Your objective
Only the lines from the start of the data below through the line that contains "0.54, 0.72, 0.86];" are to be copied, exactly and without pictures.

Source excerpt
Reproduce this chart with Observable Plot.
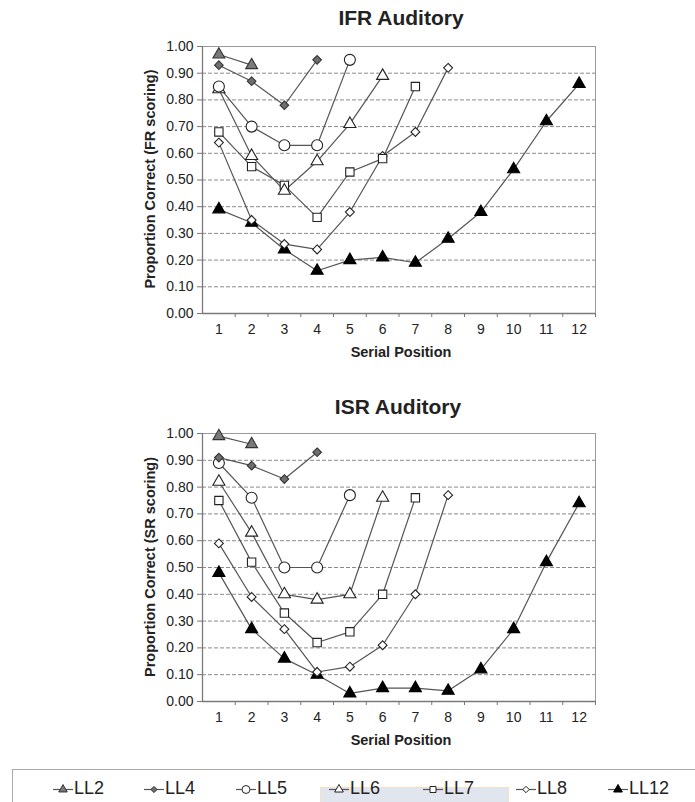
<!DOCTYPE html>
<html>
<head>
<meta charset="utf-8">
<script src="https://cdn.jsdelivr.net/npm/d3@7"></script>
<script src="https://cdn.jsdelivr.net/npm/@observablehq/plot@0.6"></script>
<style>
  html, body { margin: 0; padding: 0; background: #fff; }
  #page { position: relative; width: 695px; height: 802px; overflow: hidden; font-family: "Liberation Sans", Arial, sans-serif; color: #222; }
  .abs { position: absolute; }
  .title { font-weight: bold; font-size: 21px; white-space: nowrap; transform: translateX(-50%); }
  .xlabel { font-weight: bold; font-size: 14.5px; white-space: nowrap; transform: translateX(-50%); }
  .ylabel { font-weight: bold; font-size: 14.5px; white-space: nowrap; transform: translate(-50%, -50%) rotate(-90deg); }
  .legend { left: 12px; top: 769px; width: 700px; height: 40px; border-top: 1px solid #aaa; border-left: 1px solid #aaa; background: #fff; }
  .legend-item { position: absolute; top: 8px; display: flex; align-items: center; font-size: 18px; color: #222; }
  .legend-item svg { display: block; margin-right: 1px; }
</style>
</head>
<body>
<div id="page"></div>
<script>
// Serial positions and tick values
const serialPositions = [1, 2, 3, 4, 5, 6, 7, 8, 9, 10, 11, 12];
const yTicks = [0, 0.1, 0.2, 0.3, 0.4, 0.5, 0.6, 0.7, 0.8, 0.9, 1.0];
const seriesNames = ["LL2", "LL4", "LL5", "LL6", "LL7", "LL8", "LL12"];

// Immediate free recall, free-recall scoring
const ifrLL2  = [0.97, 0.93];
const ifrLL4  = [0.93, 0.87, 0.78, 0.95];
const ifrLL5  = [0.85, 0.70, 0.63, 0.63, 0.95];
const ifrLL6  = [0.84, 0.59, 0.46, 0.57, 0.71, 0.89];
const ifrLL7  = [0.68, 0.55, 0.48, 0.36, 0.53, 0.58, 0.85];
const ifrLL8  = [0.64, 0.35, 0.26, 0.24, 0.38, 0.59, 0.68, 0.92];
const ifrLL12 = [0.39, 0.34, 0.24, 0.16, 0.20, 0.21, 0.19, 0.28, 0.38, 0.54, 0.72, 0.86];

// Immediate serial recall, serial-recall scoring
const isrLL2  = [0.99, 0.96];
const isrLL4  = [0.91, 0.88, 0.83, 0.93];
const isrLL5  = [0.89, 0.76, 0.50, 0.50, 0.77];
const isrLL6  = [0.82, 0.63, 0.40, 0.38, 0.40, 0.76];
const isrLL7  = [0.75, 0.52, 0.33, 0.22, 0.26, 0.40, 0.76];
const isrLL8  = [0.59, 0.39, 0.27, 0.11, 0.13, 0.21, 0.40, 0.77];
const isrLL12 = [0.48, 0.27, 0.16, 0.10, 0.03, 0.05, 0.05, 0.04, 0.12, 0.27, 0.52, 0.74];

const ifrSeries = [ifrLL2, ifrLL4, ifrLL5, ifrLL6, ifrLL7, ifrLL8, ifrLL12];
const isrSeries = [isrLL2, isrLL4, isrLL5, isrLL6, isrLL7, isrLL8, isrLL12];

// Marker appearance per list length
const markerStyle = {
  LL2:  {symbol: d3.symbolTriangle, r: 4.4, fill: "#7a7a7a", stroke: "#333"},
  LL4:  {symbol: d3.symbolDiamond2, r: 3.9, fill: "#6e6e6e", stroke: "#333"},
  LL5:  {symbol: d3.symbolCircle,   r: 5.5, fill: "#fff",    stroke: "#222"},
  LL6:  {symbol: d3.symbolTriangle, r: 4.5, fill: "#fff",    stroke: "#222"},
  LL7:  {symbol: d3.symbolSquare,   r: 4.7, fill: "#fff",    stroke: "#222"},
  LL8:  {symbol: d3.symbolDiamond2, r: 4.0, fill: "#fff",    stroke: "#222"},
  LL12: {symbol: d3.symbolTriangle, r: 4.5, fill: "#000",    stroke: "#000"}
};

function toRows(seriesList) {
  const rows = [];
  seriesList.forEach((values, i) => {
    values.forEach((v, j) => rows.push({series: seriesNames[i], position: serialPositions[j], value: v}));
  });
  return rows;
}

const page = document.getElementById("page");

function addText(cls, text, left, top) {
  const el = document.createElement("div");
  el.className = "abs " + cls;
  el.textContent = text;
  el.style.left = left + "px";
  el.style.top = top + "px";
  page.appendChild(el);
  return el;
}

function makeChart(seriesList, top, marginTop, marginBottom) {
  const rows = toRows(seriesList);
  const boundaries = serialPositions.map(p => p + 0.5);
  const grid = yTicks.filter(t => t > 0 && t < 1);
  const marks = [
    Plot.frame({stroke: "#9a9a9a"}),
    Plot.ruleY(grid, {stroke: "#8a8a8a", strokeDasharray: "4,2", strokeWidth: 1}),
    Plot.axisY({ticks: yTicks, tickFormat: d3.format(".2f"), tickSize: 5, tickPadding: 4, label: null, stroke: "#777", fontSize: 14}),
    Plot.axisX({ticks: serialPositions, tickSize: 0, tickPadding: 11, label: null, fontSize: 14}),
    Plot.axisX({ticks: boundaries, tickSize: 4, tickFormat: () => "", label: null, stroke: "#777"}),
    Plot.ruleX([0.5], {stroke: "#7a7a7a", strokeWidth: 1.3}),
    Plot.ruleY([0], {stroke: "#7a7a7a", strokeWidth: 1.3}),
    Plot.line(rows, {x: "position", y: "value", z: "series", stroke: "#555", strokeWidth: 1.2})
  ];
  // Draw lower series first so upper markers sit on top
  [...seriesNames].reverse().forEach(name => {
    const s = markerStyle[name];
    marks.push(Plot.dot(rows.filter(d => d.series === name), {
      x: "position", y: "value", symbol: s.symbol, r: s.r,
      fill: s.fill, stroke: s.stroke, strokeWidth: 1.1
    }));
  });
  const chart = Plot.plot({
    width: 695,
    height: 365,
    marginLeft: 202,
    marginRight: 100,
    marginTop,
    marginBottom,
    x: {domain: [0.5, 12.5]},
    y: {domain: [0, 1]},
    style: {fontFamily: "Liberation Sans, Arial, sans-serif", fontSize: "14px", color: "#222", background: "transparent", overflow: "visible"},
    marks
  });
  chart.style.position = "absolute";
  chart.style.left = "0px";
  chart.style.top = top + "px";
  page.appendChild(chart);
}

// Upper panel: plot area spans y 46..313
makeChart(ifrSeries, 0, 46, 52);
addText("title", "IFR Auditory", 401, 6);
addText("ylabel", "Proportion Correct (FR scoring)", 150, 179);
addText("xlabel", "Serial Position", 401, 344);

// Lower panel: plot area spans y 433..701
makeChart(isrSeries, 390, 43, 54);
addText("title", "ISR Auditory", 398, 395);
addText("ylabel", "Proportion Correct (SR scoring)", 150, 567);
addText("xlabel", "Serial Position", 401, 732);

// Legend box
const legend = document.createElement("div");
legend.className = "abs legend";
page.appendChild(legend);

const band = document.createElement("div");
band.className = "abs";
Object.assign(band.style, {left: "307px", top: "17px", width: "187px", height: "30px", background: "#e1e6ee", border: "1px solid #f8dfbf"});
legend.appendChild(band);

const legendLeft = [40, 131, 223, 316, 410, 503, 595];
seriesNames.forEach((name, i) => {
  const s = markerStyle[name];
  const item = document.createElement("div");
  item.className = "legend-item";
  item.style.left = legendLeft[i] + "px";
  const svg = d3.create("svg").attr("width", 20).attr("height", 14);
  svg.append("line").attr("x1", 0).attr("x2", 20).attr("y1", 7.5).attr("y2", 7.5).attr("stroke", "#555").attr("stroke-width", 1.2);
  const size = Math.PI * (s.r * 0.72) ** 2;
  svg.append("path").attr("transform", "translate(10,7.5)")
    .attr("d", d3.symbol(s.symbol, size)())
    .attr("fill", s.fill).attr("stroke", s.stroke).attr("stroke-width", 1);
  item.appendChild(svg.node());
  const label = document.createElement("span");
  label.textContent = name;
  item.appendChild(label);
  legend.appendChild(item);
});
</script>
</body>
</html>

Exercise answer
Reproduce this chart with Observable Plot.
<!DOCTYPE html>
<html>
<head>
<meta charset="utf-8">
<script src="https://cdn.jsdelivr.net/npm/d3@7"></script>
<script src="https://cdn.jsdelivr.net/npm/@observablehq/plot@0.6"></script>
<style>
  html, body { margin: 0; padding: 0; background: #fff; }
  #page { position: relative; width: 695px; height: 802px; overflow: hidden; font-family: "Liberation Sans", Arial, sans-serif; color: #222; }
  .abs { position: absolute; }
  .title { font-weight: bold; font-size: 21px; white-space: nowrap; transform: translateX(-50%); }
  .xlabel { font-weight: bold; font-size: 14.5px; white-space: nowrap; transform: translateX(-50%); }
  .ylabel { font-weight: bold; font-size: 14.5px; white-space: nowrap; transform: translate(-50%, -50%) rotate(-90deg); }
  .legend { left: 12px; top: 769px; width: 700px; height: 40px; border-top: 1px solid #aaa; border-left: 1px solid #aaa; background: #fff; }
  .legend-item { position: absolute; top: 8px; display: flex; align-items: center; font-size: 18px; color: #222; }
  .legend-item svg { display: block; margin-right: 1px; }
</style>
</head>
<body>
<div id="page"></div>
<script>
// Serial positions and tick values
const serialPositions = [1, 2, 3, 4, 5, 6, 7, 8, 9, 10, 11, 12];
const yTicks = [0, 0.1, 0.2, 0.3, 0.4, 0.5, 0.6, 0.7, 0.8, 0.9, 1.0];
const seriesNames = ["LL2", "LL4", "LL5", "LL6", "LL7", "LL8", "LL12"];

// Immediate free recall, free-recall scoring
const ifrLL2  = [0.97, 0.93];
const ifrLL4  = [0.93, 0.87, 0.78, 0.95];
const ifrLL5  = [0.85, 0.70, 0.63, 0.63, 0.95];
const ifrLL6  = [0.84, 0.59, 0.46, 0.57, 0.71, 0.89];
const ifrLL7  = [0.68, 0.55, 0.48, 0.36, 0.53, 0.58, 0.85];
const ifrLL8  = [0.64, 0.35, 0.26, 0.24, 0.38, 0.59, 0.68, 0.92];
const ifrLL12 = [0.39, 0.34, 0.24, 0.16, 0.20, 0.21, 0.19, 0.28, 0.38, 0.54, 0.72, 0.86];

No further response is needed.